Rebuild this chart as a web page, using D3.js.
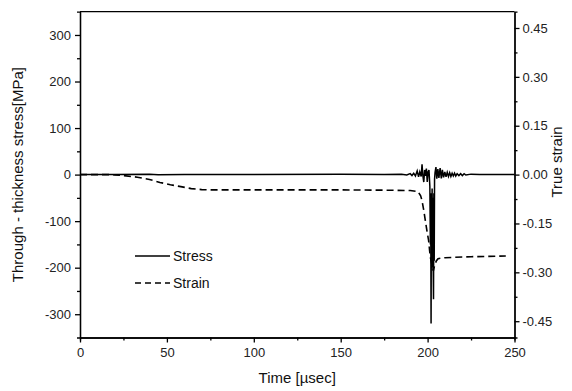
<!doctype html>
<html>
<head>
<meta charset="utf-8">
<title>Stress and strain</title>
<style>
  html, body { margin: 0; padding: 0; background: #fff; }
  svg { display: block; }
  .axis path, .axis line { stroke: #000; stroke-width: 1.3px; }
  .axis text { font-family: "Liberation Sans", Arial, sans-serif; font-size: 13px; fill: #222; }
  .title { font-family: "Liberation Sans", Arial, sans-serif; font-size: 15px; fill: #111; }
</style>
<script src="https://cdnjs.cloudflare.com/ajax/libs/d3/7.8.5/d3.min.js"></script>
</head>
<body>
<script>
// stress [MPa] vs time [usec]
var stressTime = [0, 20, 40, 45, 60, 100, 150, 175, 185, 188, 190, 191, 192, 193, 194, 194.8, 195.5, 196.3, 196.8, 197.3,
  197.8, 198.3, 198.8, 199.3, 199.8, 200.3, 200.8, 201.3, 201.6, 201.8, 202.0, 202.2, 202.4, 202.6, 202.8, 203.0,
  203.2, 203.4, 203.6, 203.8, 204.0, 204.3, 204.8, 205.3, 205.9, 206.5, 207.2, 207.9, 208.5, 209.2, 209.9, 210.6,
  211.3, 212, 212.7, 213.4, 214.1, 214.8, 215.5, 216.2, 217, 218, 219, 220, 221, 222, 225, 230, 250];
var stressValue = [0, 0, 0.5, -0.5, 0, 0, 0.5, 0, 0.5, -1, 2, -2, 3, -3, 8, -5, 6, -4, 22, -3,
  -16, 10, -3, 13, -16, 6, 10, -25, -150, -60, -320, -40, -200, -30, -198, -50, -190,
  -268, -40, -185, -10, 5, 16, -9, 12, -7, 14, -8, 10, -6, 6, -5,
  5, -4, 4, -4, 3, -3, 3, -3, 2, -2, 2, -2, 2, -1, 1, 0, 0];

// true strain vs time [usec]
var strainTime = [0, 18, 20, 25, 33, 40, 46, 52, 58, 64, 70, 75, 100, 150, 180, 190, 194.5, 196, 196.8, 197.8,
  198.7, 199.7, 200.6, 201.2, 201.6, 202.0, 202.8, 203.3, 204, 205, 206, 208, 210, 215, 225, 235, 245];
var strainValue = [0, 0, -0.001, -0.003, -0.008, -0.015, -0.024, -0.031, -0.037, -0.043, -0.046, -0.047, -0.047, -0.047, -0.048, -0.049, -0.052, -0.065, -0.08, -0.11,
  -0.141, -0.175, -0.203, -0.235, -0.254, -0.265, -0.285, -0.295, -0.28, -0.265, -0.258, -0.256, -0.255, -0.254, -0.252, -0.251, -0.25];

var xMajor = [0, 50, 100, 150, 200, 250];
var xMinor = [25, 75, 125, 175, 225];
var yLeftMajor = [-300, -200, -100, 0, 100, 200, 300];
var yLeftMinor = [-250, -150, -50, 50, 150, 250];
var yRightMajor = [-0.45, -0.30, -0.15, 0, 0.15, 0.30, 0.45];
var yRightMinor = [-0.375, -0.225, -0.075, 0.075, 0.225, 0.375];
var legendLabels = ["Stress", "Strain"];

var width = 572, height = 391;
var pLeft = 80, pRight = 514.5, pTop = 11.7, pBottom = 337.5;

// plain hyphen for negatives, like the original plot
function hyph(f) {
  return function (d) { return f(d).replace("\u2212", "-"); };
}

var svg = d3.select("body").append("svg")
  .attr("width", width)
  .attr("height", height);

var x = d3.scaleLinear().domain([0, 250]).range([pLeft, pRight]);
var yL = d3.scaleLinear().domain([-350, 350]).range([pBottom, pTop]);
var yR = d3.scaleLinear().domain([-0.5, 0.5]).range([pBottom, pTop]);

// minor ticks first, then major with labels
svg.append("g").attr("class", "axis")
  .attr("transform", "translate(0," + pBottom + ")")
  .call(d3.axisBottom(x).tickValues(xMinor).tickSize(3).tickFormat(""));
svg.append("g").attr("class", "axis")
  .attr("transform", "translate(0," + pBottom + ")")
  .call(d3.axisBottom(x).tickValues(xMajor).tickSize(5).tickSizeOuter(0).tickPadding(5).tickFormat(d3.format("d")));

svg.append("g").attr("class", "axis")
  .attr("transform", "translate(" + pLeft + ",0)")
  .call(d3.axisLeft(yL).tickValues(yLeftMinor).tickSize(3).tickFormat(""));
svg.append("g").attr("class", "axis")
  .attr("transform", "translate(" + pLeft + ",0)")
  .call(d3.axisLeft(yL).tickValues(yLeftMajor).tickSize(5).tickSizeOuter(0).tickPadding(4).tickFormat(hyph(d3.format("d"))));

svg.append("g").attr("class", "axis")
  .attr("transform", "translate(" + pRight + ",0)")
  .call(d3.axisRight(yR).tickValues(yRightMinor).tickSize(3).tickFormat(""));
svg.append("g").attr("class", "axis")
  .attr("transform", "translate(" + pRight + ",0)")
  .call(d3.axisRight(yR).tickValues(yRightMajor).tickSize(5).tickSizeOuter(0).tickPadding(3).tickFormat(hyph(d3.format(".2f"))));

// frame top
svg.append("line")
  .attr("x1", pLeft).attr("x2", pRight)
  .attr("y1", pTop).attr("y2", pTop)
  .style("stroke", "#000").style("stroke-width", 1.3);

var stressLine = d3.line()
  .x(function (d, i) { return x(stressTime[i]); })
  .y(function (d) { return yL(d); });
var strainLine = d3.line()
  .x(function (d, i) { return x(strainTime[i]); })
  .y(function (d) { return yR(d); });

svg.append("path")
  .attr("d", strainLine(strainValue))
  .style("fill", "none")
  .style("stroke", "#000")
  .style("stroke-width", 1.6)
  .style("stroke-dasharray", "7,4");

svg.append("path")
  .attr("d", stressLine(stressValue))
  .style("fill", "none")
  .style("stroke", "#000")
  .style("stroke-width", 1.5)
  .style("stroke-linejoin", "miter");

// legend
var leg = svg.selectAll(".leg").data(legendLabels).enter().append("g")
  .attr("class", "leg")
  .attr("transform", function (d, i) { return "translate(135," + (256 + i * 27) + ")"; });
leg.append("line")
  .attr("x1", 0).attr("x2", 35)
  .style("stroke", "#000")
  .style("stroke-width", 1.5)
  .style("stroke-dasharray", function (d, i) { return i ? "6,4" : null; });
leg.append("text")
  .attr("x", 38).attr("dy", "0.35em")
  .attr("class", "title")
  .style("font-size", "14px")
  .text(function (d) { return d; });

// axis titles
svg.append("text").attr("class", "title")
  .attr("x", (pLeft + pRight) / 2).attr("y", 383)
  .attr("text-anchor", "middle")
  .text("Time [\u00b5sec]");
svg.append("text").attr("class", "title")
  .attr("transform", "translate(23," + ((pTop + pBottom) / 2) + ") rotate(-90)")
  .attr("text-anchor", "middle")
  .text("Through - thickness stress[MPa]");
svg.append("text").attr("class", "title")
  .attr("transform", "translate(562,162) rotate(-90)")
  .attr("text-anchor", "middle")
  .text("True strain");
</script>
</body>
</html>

== Exercise objective ==
Restate the data word for word from its first line through the line with "-0.252, -0.251, -0.25];", leaving out any picture along the way.

== Full output ==
Rebuild this chart as a web page, using D3.js.
<!doctype html>
<html>
<head>
<meta charset="utf-8">
<title>Stress and strain</title>
<style>
  html, body { margin: 0; padding: 0; background: #fff; }
  svg { display: block; }
  .axis path, .axis line { stroke: #000; stroke-width: 1.3px; }
  .axis text { font-family: "Liberation Sans", Arial, sans-serif; font-size: 13px; fill: #222; }
  .title { font-family: "Liberation Sans", Arial, sans-serif; font-size: 15px; fill: #111; }
</style>
<script src="https://cdnjs.cloudflare.com/ajax/libs/d3/7.8.5/d3.min.js"></script>
</head>
<body>
<script>
// stress [MPa] vs time [usec]
var stressTime = [0, 20, 40, 45, 60, 100, 150, 175, 185, 188, 190, 191, 192, 193, 194, 194.8, 195.5, 196.3, 196.8, 197.3,
  197.8, 198.3, 198.8, 199.3, 199.8, 200.3, 200.8, 201.3, 201.6, 201.8, 202.0, 202.2, 202.4, 202.6, 202.8, 203.0,
  203.2, 203.4, 203.6, 203.8, 204.0, 204.3, 204.8, 205.3, 205.9, 206.5, 207.2, 207.9, 208.5, 209.2, 209.9, 210.6,
  211.3, 212, 212.7, 213.4, 214.1, 214.8, 215.5, 216.2, 217, 218, 219, 220, 221, 222, 225, 230, 250];
var stressValue = [0, 0, 0.5, -0.5, 0, 0, 0.5, 0, 0.5, -1, 2, -2, 3, -3, 8, -5, 6, -4, 22, -3,
  -16, 10, -3, 13, -16, 6, 10, -25, -150, -60, -320, -40, -200, -30, -198, -50, -190,
  -268, -40, -185, -10, 5, 16, -9, 12, -7, 14, -8, 10, -6, 6, -5,
  5, -4, 4, -4, 3, -3, 3, -3, 2, -2, 2, -2, 2, -1, 1, 0, 0];

// true strain vs time [usec]
var strainTime = [0, 18, 20, 25, 33, 40, 46, 52, 58, 64, 70, 75, 100, 150, 180, 190, 194.5, 196, 196.8, 197.8,
  198.7, 199.7, 200.6, 201.2, 201.6, 202.0, 202.8, 203.3, 204, 205, 206, 208, 210, 215, 225, 235, 245];
var strainValue = [0, 0, -0.001, -0.003, -0.008, -0.015, -0.024, -0.031, -0.037, -0.043, -0.046, -0.047, -0.047, -0.047, -0.048, -0.049, -0.052, -0.065, -0.08, -0.11,
  -0.141, -0.175, -0.203, -0.235, -0.254, -0.265, -0.285, -0.295, -0.28, -0.265, -0.258, -0.256, -0.255, -0.254, -0.252, -0.251, -0.25];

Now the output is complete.